> THE EXERCISE
Starting from the top of the material, restate each line exactly until the line that contains "ax = fig.add_axes([110", which is also copied. Pictures are excluded.

> DATA ROWS
>> START
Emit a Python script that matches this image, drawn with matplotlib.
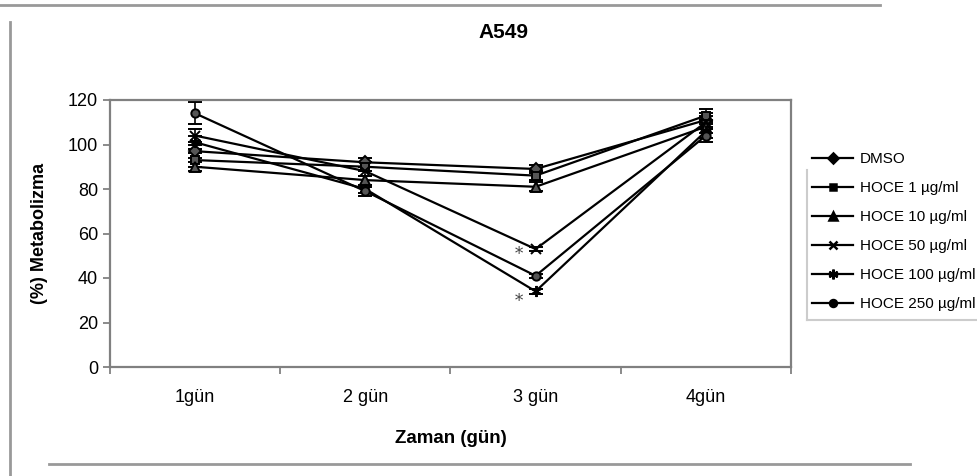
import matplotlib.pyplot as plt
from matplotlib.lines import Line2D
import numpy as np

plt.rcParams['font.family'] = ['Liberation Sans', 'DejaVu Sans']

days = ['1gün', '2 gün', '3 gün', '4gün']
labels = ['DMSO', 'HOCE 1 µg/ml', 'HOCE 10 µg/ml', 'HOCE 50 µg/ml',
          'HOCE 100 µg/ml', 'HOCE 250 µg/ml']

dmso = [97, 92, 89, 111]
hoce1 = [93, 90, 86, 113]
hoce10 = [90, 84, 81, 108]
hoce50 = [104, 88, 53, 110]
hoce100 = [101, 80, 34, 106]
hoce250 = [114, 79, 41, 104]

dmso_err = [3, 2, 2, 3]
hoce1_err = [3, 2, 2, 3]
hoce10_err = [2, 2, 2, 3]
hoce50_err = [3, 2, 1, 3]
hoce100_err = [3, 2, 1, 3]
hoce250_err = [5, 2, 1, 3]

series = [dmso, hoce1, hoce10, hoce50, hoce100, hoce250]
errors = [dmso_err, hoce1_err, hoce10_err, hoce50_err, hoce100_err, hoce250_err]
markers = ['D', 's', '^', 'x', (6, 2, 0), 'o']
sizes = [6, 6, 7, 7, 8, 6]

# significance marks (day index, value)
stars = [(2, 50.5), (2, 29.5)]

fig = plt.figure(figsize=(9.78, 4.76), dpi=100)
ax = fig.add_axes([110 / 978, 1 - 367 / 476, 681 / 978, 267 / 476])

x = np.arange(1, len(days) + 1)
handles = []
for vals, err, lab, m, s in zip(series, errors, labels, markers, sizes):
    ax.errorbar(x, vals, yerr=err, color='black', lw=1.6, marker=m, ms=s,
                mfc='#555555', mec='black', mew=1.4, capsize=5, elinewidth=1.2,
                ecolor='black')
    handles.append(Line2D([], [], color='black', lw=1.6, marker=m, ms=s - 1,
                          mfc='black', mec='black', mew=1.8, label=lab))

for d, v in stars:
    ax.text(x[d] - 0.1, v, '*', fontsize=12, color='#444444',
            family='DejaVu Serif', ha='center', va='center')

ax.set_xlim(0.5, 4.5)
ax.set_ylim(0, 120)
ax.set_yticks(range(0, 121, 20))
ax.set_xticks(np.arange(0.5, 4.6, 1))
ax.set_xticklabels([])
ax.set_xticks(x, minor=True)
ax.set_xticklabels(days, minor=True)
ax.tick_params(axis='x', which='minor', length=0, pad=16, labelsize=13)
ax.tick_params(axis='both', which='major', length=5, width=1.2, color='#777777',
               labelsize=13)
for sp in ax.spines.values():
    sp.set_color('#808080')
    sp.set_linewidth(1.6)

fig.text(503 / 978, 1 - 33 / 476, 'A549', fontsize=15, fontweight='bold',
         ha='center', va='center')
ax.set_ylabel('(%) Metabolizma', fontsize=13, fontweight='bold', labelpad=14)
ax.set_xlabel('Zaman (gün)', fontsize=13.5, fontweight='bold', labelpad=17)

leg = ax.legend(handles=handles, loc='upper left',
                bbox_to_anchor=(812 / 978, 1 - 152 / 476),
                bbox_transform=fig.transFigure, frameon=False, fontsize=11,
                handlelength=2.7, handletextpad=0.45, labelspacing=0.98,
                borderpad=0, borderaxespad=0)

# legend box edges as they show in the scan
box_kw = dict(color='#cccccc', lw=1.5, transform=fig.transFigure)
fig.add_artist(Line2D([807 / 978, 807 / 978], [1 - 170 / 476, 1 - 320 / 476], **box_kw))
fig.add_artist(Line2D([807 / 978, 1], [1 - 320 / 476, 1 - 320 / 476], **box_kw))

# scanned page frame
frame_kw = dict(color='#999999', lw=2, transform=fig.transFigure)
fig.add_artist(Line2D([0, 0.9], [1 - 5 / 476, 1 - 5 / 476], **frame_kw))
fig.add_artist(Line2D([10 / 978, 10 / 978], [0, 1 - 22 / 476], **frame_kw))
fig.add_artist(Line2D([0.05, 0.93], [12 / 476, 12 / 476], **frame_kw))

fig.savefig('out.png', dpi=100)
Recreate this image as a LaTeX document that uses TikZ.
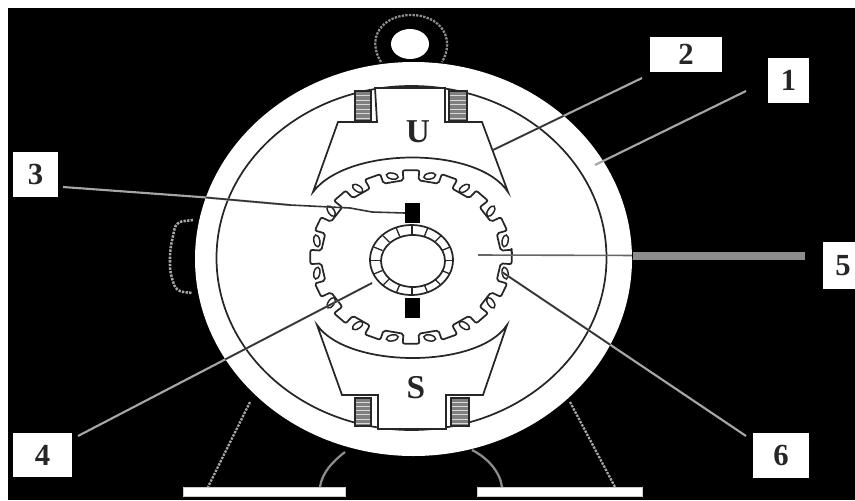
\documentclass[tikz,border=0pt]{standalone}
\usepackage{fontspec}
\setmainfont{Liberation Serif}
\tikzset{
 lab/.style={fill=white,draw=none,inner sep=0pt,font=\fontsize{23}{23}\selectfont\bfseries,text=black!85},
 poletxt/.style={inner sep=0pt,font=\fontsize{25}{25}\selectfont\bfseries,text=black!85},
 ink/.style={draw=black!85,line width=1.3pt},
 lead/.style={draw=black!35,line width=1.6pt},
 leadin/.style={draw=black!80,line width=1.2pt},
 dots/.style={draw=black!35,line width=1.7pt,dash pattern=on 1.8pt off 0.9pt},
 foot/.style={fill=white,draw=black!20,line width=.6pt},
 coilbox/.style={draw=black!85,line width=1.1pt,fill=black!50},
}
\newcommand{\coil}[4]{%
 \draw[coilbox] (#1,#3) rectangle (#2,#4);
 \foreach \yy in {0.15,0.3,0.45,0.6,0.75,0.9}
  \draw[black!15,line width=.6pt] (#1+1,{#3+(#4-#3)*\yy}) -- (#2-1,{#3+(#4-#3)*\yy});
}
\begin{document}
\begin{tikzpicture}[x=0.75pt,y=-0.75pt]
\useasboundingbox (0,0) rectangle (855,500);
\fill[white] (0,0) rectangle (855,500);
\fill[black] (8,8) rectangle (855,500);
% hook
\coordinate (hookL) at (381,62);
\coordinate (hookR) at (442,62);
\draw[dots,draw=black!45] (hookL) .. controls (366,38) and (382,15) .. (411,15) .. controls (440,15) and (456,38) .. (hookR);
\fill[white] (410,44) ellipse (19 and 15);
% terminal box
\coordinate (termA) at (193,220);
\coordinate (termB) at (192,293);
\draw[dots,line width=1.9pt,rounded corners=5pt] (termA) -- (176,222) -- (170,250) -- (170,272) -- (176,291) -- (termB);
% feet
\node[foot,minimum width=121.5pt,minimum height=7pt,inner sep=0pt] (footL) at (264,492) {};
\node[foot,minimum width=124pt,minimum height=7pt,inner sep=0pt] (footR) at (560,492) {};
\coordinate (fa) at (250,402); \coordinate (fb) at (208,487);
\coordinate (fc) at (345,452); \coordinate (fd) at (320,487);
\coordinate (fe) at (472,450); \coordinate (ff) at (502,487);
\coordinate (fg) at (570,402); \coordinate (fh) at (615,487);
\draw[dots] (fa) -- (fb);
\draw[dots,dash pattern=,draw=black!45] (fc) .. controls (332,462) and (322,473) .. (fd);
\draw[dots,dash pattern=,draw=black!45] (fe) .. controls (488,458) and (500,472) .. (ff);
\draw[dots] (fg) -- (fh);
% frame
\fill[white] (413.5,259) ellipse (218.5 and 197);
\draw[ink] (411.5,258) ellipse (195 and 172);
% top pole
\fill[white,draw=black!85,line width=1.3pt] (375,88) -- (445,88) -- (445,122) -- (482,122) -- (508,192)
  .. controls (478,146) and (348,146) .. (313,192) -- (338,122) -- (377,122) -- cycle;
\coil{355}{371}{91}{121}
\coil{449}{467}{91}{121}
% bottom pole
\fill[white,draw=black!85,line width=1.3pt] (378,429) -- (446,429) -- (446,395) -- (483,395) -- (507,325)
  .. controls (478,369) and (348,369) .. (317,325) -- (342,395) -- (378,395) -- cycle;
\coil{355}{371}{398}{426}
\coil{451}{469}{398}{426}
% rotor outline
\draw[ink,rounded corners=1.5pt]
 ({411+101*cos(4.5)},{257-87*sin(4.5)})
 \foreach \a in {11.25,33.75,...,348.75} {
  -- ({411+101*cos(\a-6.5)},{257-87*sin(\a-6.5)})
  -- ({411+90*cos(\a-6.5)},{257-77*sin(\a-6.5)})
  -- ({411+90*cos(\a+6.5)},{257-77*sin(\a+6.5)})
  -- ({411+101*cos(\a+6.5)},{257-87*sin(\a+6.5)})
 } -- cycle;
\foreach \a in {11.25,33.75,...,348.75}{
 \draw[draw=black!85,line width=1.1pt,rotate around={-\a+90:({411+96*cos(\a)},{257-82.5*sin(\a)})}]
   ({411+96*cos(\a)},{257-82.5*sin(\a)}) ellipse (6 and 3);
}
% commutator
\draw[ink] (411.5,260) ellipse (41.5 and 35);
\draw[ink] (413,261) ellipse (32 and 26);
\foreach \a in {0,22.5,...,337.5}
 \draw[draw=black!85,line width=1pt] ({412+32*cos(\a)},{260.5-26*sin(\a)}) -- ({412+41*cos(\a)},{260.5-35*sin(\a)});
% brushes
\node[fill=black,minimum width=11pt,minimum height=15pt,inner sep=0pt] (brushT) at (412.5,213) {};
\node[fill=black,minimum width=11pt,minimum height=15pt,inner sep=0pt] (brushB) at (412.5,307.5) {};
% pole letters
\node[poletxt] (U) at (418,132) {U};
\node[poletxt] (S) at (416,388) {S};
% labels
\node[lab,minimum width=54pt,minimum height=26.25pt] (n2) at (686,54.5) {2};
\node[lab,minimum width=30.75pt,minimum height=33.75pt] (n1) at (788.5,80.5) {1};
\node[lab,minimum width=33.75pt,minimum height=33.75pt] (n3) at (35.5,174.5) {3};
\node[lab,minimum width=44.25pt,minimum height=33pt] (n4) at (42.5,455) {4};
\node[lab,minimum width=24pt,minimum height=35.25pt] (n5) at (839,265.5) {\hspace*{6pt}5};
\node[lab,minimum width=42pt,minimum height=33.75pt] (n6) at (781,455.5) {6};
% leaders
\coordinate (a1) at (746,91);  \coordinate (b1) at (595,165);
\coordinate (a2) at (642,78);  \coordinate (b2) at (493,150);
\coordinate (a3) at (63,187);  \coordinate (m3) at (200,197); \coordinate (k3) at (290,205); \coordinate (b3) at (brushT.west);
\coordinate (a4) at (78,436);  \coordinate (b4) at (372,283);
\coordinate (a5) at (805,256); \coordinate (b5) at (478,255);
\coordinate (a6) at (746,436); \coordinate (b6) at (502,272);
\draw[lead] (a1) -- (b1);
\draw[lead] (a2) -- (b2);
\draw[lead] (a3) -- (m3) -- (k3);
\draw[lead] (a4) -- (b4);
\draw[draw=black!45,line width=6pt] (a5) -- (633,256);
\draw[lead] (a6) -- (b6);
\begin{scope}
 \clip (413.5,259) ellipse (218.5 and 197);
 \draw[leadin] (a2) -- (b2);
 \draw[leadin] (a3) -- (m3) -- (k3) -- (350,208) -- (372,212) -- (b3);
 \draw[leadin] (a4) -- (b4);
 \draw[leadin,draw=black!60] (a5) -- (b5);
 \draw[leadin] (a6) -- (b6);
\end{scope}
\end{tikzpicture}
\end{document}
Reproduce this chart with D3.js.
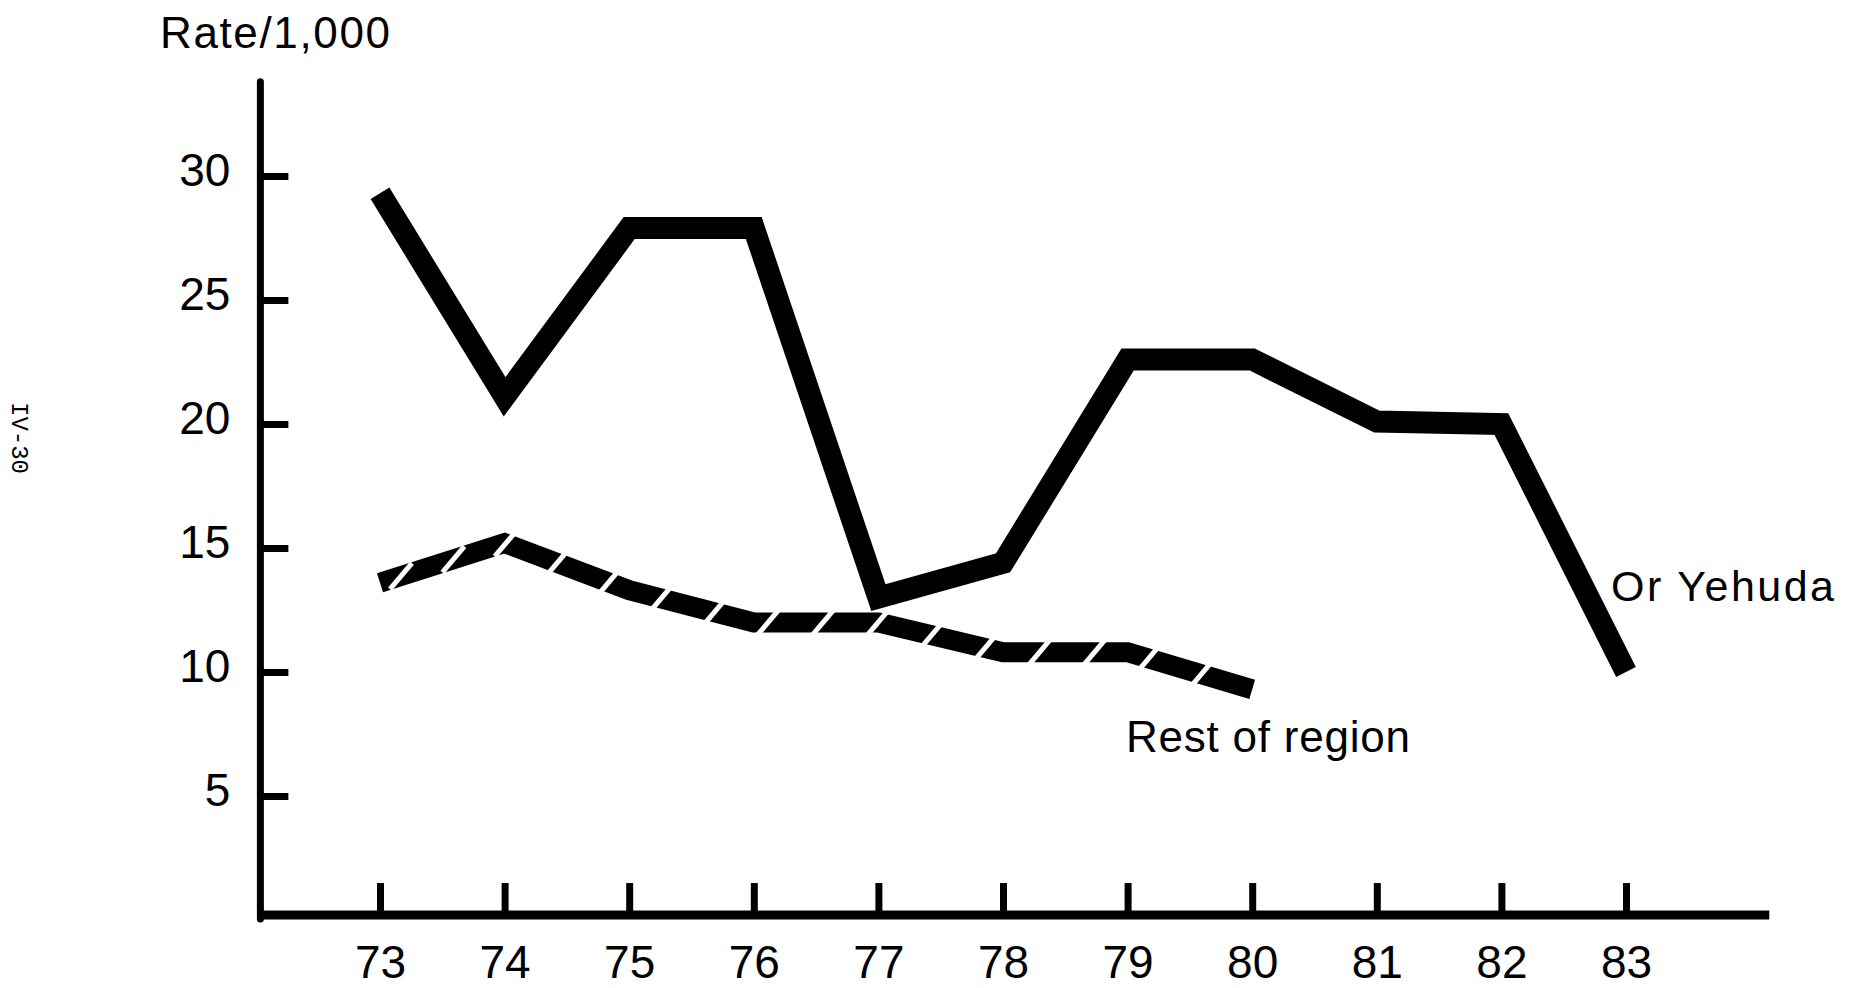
>> END
> OUTPUT FOR THIS EXERCISE
Emit a Python script that matches this image, drawn with matplotlib.
import matplotlib.pyplot as plt
from matplotlib.lines import Line2D
import numpy as np

plt.rcParams['font.family'] = ['Liberation Sans', 'DejaVu Sans']

days = ['1gün', '2 gün', '3 gün', '4gün']
labels = ['DMSO', 'HOCE 1 µg/ml', 'HOCE 10 µg/ml', 'HOCE 50 µg/ml',
          'HOCE 100 µg/ml', 'HOCE 250 µg/ml']

dmso = [97, 92, 89, 111]
hoce1 = [93, 90, 86, 113]
hoce10 = [90, 84, 81, 108]
hoce50 = [104, 88, 53, 110]
hoce100 = [101, 80, 34, 106]
hoce250 = [114, 79, 41, 104]

dmso_err = [3, 2, 2, 3]
hoce1_err = [3, 2, 2, 3]
hoce10_err = [2, 2, 2, 3]
hoce50_err = [3, 2, 1, 3]
hoce100_err = [3, 2, 1, 3]
hoce250_err = [5, 2, 1, 3]

series = [dmso, hoce1, hoce10, hoce50, hoce100, hoce250]
errors = [dmso_err, hoce1_err, hoce10_err, hoce50_err, hoce100_err, hoce250_err]
markers = ['D', 's', '^', 'x', (6, 2, 0), 'o']
sizes = [6, 6, 7, 7, 8, 6]

# significance marks (day index, value)
stars = [(2, 50.5), (2, 29.5)]

fig = plt.figure(figsize=(9.78, 4.76), dpi=100)
ax = fig.add_axes([110 / 978, 1 - 367 / 476, 681 / 978, 267 / 476])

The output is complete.